#### Task brief
Determine how many lines of this material contain "with". Give only the number.

(Rows from a dataset of charts and code)
/---
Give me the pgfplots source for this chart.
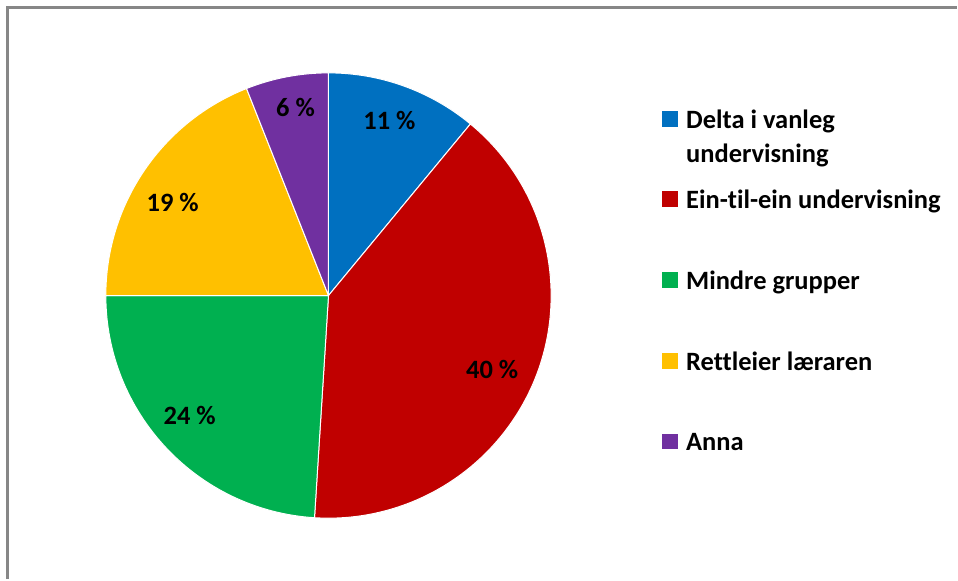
\documentclass[border=0pt]{standalone}
\usepackage{fontspec}
\setmainfont{Carlito}[Ligatures=NoCommon]
\usepackage{pgfplots}
\usepackage{pgfplotstable}
\pgfplotsset{compat=1.18}

\definecolor{c0}{HTML}{0070C0}
\definecolor{c1}{HTML}{C00000}
\definecolor{c2}{HTML}{00B050}
\definecolor{c3}{HTML}{FFC000}
\definecolor{c4}{HTML}{7030A0}
\definecolor{frame}{HTML}{878787}

% share of each answer, in per cent; lx, ly: where its label sits
\pgfplotstableread[col sep=comma]{
label,value,lx,ly
Delta,11,390,459
Ein,40,493,209
Mindre,24,190,163
Rettleier,19,173,377
Anna,6,296,472
}\piedata

\newcommand\lab{\fontsize{13.25}{16}\selectfont\bfseries}

\begin{document}%
\begin{tikzpicture}
% start and end angle of every slice, clockwise from 12 o'clock
\xdef\cumangle{90}
\pgfplotstableforeachcolumnelement{value}\of\piedata\as\val{%
  \pgfmathsetmacro\endang{\cumangle-3.6*\val}%
  \expandafter\xdef\csname sA\pgfplotstablerow\endcsname{\cumangle}%
  \expandafter\xdef\csname eA\pgfplotstablerow\endcsname{\endang}%
  \expandafter\xdef\csname vA\pgfplotstablerow\endcsname{\val}%
  \xdef\cumangle{\endang}%
}
\pgfplotstableforeachcolumnelement{lx}\of\piedata\as\val{%
  \expandafter\xdef\csname xA\pgfplotstablerow\endcsname{\val}}
\pgfplotstableforeachcolumnelement{ly}\of\piedata\as\val{%
  \expandafter\xdef\csname yA\pgfplotstablerow\endcsname{\val}}
\begin{axis}[
    width=479pt, height=290pt,
    scale only axis,
    xmin=0, xmax=958, ymin=0, ymax=580,
    hide axis,
    clip=false,
    legend image code/.code={\fill[#1] (0pt,-2.5pt) rectangle (7.5pt,5pt);},
    legend cell align=left,
    legend style={
        at={(axis cs:663,472)}, anchor=north west,
        draw=none, fill=none, inner sep=0pt,
        row sep=27.4pt, column sep=4pt,
        font=\lab,
        nodes={inner sep=0pt, text height=10pt, text depth=3pt},
    },
]
% whole picture area, and the frame of the chart area
\path (axis cs:0,0) rectangle (axis cs:958,580);
\draw[frame, line width=1.5pt] (axis cs:7.5,0) -- (axis cs:7.5,572.5) -- (axis cs:958,572.5);

\pgfplotsinvokeforeach{0,1,2,3,4}{
  \fill[c#1, draw=white, line width=0.5pt] (axis cs:329,284)
     -- ++(\csname sA#1\endcsname:111.5pt)
     arc[start angle=\csname sA#1\endcsname, end angle=\csname eA#1\endcsname, radius=111.5pt]
     -- cycle;
}
\pgfplotsinvokeforeach{0,1,2,3,4}{
  \node[font=\lab, inner sep=0pt, text height=8.5pt, text depth=0pt]
     at (axis cs:\csname xA#1\endcsname,\csname yA#1\endcsname)
     {\csname vA#1\endcsname~\%};
}

\addlegendimage{c0}
\addlegendentry{{\begin{tabular}[t]{@{}l@{}}Delta i vanleg\\[1pt]undervisning\end{tabular}}}
\addlegendimage{c1}
\addlegendentry{Ein-til-ein undervisning}
\addlegendimage{c2}
\addlegendentry{Mindre grupper}
\addlegendimage{c3}
\addlegendentry{Rettleier læraren}
\addlegendimage{c4}
\addlegendentry{Anna}
\end{axis}
\end{tikzpicture}%
\end{document}
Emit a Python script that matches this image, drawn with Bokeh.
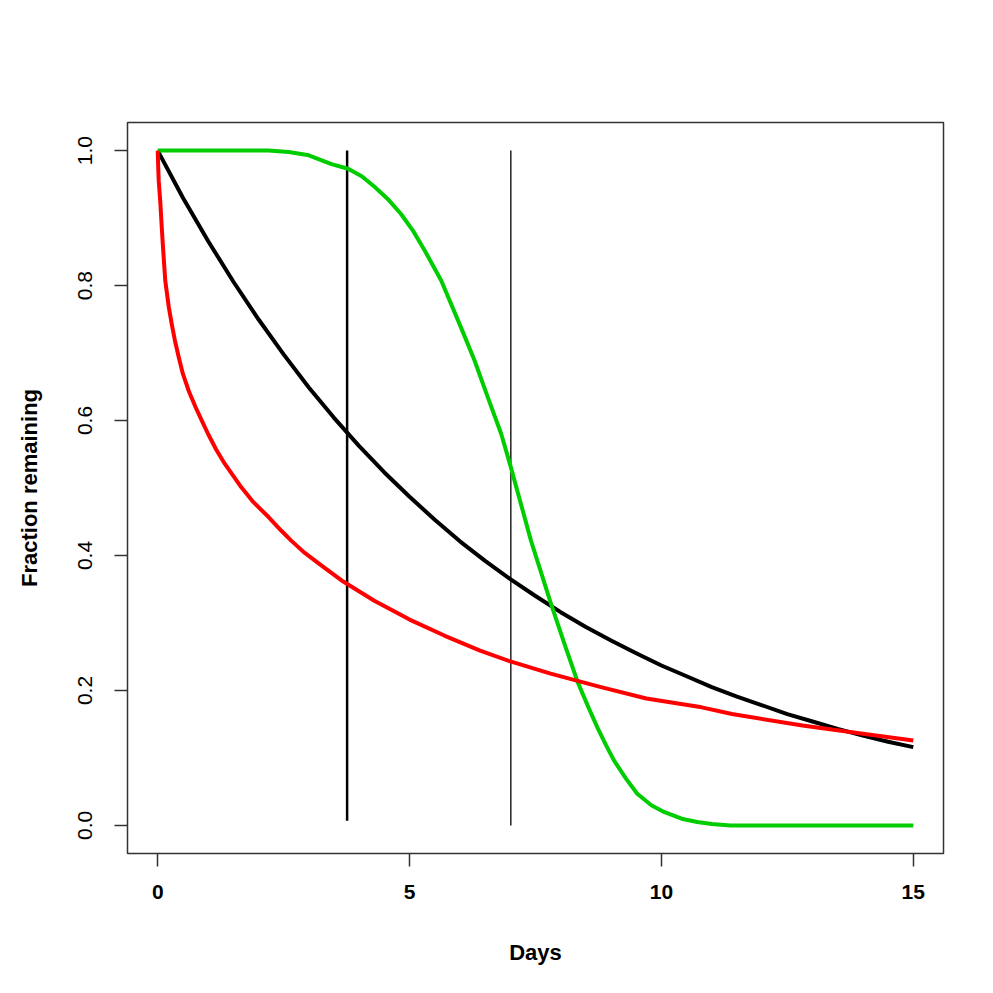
from bokeh.plotting import figure
from bokeh.models import Range1d, FixedTicker
from bokeh.embed import file_html
from bokeh.resources import INLINE

# ---- data ----
exp_days = [0, 0.5, 1, 1.5, 2, 2.5, 3, 3.5, 4, 4.5, 5, 5.5, 6, 6.5, 7, 7.5,
            8, 8.5, 9, 9.5, 10, 10.5, 11, 11.5, 12, 12.5, 13, 13.5, 14, 14.5, 15]
exp_frac = [1.0, 0.930, 0.866, 0.806, 0.750, 0.698, 0.649, 0.604, 0.562, 0.523,
            0.487, 0.453, 0.421, 0.392, 0.365, 0.340, 0.316, 0.294, 0.274, 0.255,
            0.237, 0.221, 0.205, 0.191, 0.178, 0.165, 0.154, 0.143, 0.133, 0.124, 0.116]

red_days = [0, 0.01, 0.02, 0.035, 0.05, 0.075, 0.1, 0.15, 0.22, 0.28, 0.34, 0.42,
            0.5, 0.62, 0.75, 0.88, 1.0, 1.16, 1.33, 1.5, 1.66, 1.9, 2.2, 2.45, 2.65,
            2.9, 3.2, 3.65, 4.3, 5.0, 5.7, 6.4, 7.0, 7.8, 8.8, 9.7, 10.8,
            11.4, 12.8, 14.0, 15.0]
red_frac = [1.0, 0.975, 0.955, 0.94, 0.925, 0.893, 0.862, 0.807, 0.768, 0.742,
            0.719, 0.693, 0.669, 0.643, 0.620, 0.599, 0.580, 0.557, 0.536, 0.518,
            0.501, 0.479, 0.457, 0.437, 0.422, 0.405, 0.388, 0.363, 0.333, 0.305,
            0.281, 0.259, 0.243, 0.225, 0.205, 0.188, 0.175, 0.165, 0.148, 0.136, 0.126]

green_days = [0, 2.2, 2.6, 3.0, 3.45, 3.78, 4.05, 4.31, 4.57, 4.83, 5.07, 5.30,
              5.63, 6.02, 6.29, 6.55, 6.82, 7.01, 7.41, 7.81, 8.08, 8.34, 8.55,
              8.73, 8.9, 9.06, 9.3, 9.52, 9.8, 10.05, 10.4, 10.71, 11.0, 11.37, 15.0]
green_frac = [1.0, 1.0, 0.998, 0.993, 0.980, 0.973, 0.962, 0.946, 0.928, 0.906,
              0.881, 0.852, 0.807, 0.738, 0.689, 0.635, 0.580, 0.531, 0.422, 0.328,
              0.268, 0.212, 0.175, 0.145, 0.119, 0.096, 0.069, 0.047, 0.030, 0.020,
              0.010, 0.005, 0.002, 0.0, 0.0]

vline1_day = 3.76
vline1_span = [0.007, 1.0]
vline2_day = 7.01
vline2_span = [0.0, 1.0]

x_ticks = [0, 5, 10, 15]
y_ticks = [0.0, 0.2, 0.4, 0.6, 0.8, 1.0]
y_tick_labels = {0.0: "0.0", 0.2: "0.2", 0.4: "0.4", 0.6: "0.6", 0.8: "0.8", 1.0: "1.0"}

FONT = "Liberation Sans"

p = figure(width=985, height=985, output_backend="svg", toolbar_location=None,
           x_range=Range1d(-0.6, 15.6), y_range=Range1d(-0.0416, 1.0416),
           min_border_left=127, min_border_right=42, min_border_top=122,
           min_border_bottom=132)
p.background_fill_color = "white"
p.border_fill_color = "white"
p.outline_line_color = "#333333"
p.outline_line_width = 1.5
p.grid.visible = False

for ax in (p.xaxis[0], p.yaxis[0]):
    ax.axis_line_color = None
    ax.major_tick_line_color = "#333333"
    ax.major_tick_line_width = 1.5
    ax.major_tick_out = 13
    ax.major_tick_in = 0
    ax.minor_tick_line_color = None
    ax.major_label_text_font = FONT
    ax.major_label_text_color = "black"
    ax.axis_label_text_font = FONT
    ax.axis_label_text_font_style = "bold"
    ax.axis_label_text_color = "black"
    ax.axis_label_text_font_size = "22px"
    ax.major_label_text_font_size = "21px"

p.xaxis.ticker = FixedTicker(ticks=x_ticks)
p.xaxis.major_label_text_font_style = "bold"
p.xaxis.major_label_standoff = 18
p.xaxis.axis_label = "Days"
p.xaxis.axis_label_standoff = 38

p.yaxis.ticker = FixedTicker(ticks=y_ticks)
p.yaxis.major_label_overrides = y_tick_labels
p.yaxis.major_label_orientation = "vertical"
p.yaxis.major_label_standoff = 22
p.yaxis.axis_label = "Fraction remaining"
p.yaxis.axis_label_standoff = 34

p.segment(x0=[vline1_day], y0=[vline1_span[0]], x1=[vline1_day], y1=[vline1_span[1]],
          line_color="black", line_width=2.5)
p.segment(x0=[vline2_day], y0=[vline2_span[0]], x1=[vline2_day], y1=[vline2_span[1]],
          line_color="#222222", line_width=1.5)

p.line(exp_days, exp_frac, line_color="black", line_width=4, line_join="round")
p.line(green_days, green_frac, line_color="#00CD00", line_width=4, line_join="round")
p.line(red_days, red_frac, line_color="#FF0000", line_width=4, line_join="round")

open("out.html", "w").write(file_html(p, INLINE))
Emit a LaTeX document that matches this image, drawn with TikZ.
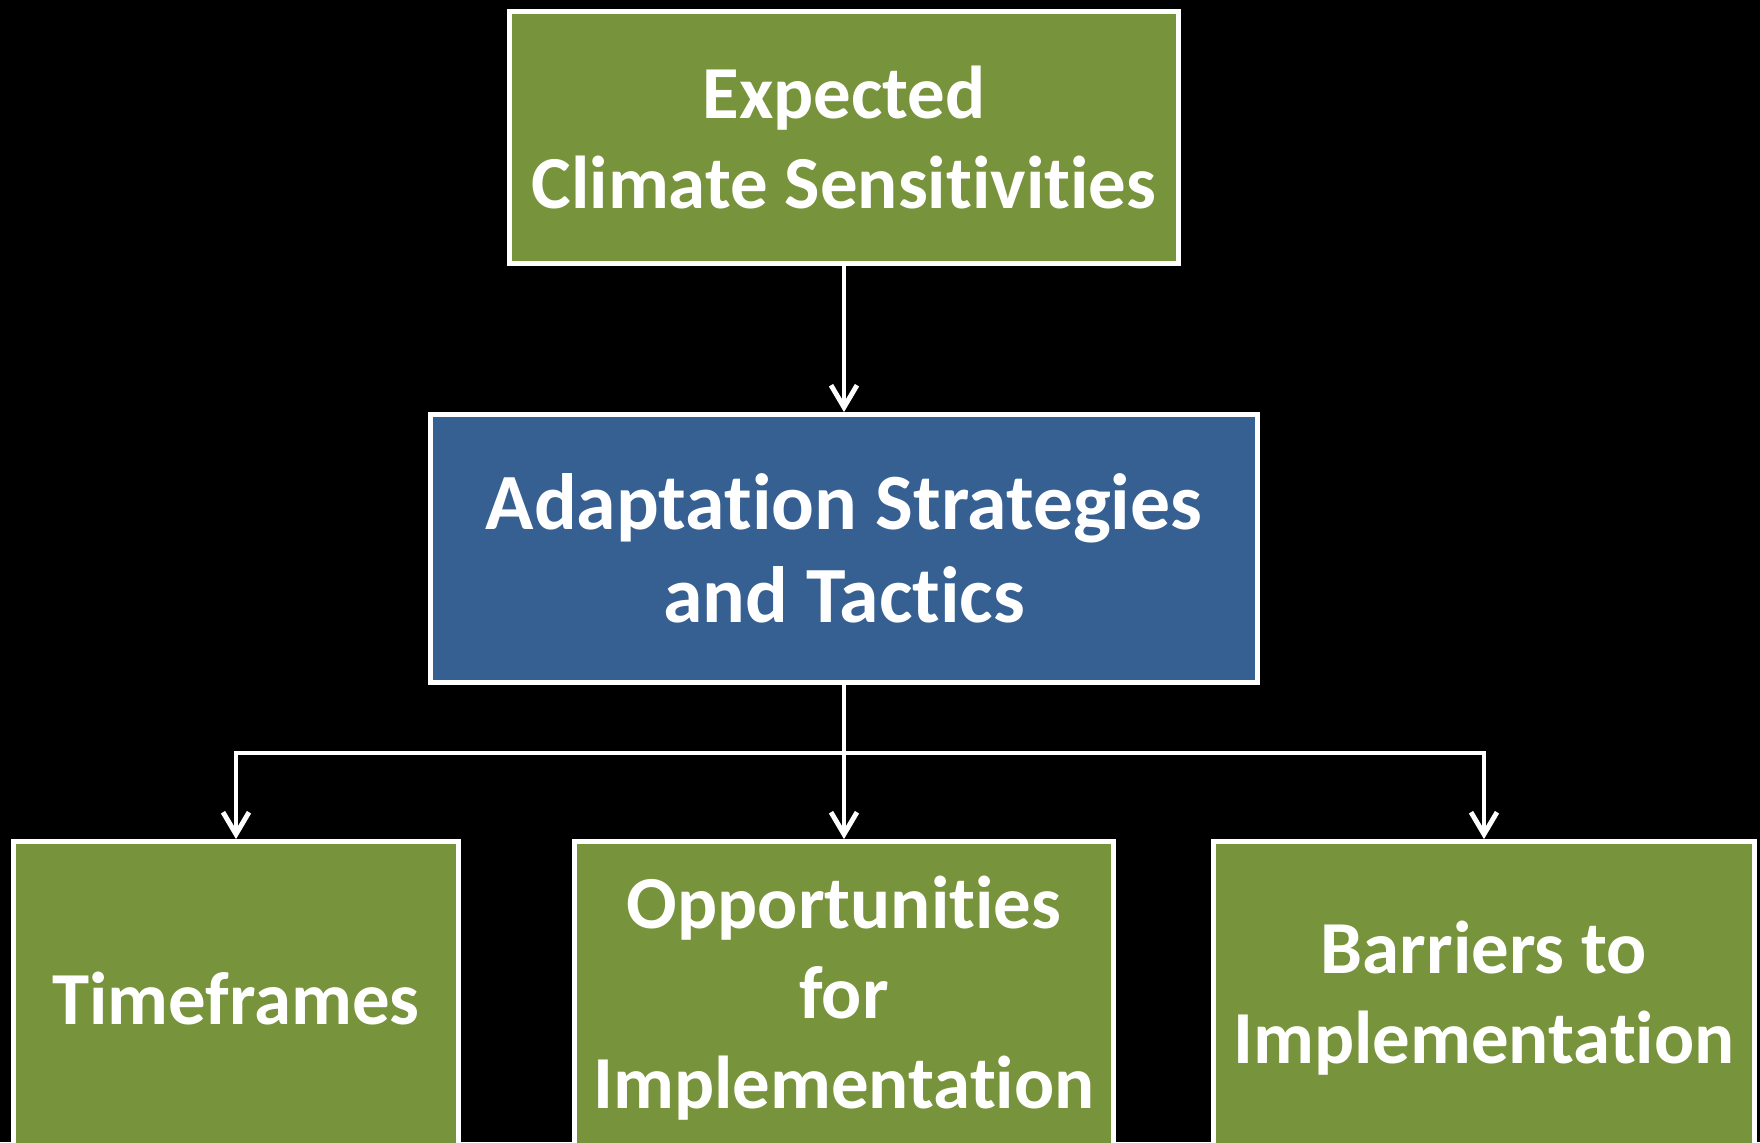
\documentclass[tikz,border=0pt]{standalone}
\usepackage{fontspec}
\setmainfont{Carlito}[Ligatures=NoCommon]
\usetikzlibrary{arrows.meta}
\definecolor{boxgreen}{HTML}{77933C}
\definecolor{boxblue}{HTML}{376092}
\tikzset{
	box/.style={draw=white, line width=1.4pt, align=center, text=white, inner sep=0pt},
	greenbox/.style={box, fill=boxgreen},
	bluebox/.style={box, fill=boxblue},
	link/.style={white, line width=1.4pt, -{Straight Barb[length=2.2mm,width=2.6mm]}}
}
\begin{document}
\begin{tikzpicture}
		%%%%% START %%%%%
		
		\fill[black] (0, 0) rectangle (17.6, -11.42);
		\useasboundingbox (0, 0) rectangle (17.6, -11.42);
		
		\node[greenbox, minimum width=6.69cm, minimum height=2.52cm, font=\bfseries\fontsize{21.3pt}{25.6pt}\selectfont] (sens) at (8.44, -1.375) {Expected\\Climate Sensitivities};
		\node[bluebox, minimum width=8.27cm, minimum height=2.68cm, font=\bfseries\fontsize{22.7pt}{26.5pt}\selectfont] (strat) at (8.44, -5.485) {Adaptation Strategies\\and Tactics};
		
		\node[greenbox, minimum width=4.45cm, minimum height=3.13cm, font=\bfseries\fontsize{21.3pt}{25.6pt}\selectfont] (time) at (2.36, -9.98) {Timeframes};
		\node[greenbox, minimum width=5.39cm, minimum height=3.13cm, font=\bfseries\fontsize{21.3pt}{25.6pt}\selectfont] (opp) at (8.44, -9.98) {Opportunities\\for\\Implementation};
		\node[greenbox, minimum width=5.41cm, minimum height=3.13cm, font=\bfseries\fontsize{21.3pt}{25.6pt}\selectfont] (barr) at (14.84, -9.98) {Barriers to\\Implementation};
		
		\draw[link] (sens.south) -- (strat.north);
		
		\coordinate (bus) at (8.44, -7.53);
		\draw[white, line width=1.4pt] (strat.south) -- (bus);
		\draw[link] (bus) -| (time.north);
		\draw[link] (bus) -- (opp.north);
		\draw[link] (bus) -| (barr.north);
		
		%%%%% END %%%%%
	\end{tikzpicture}
\end{document}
\---
#### Complete output
2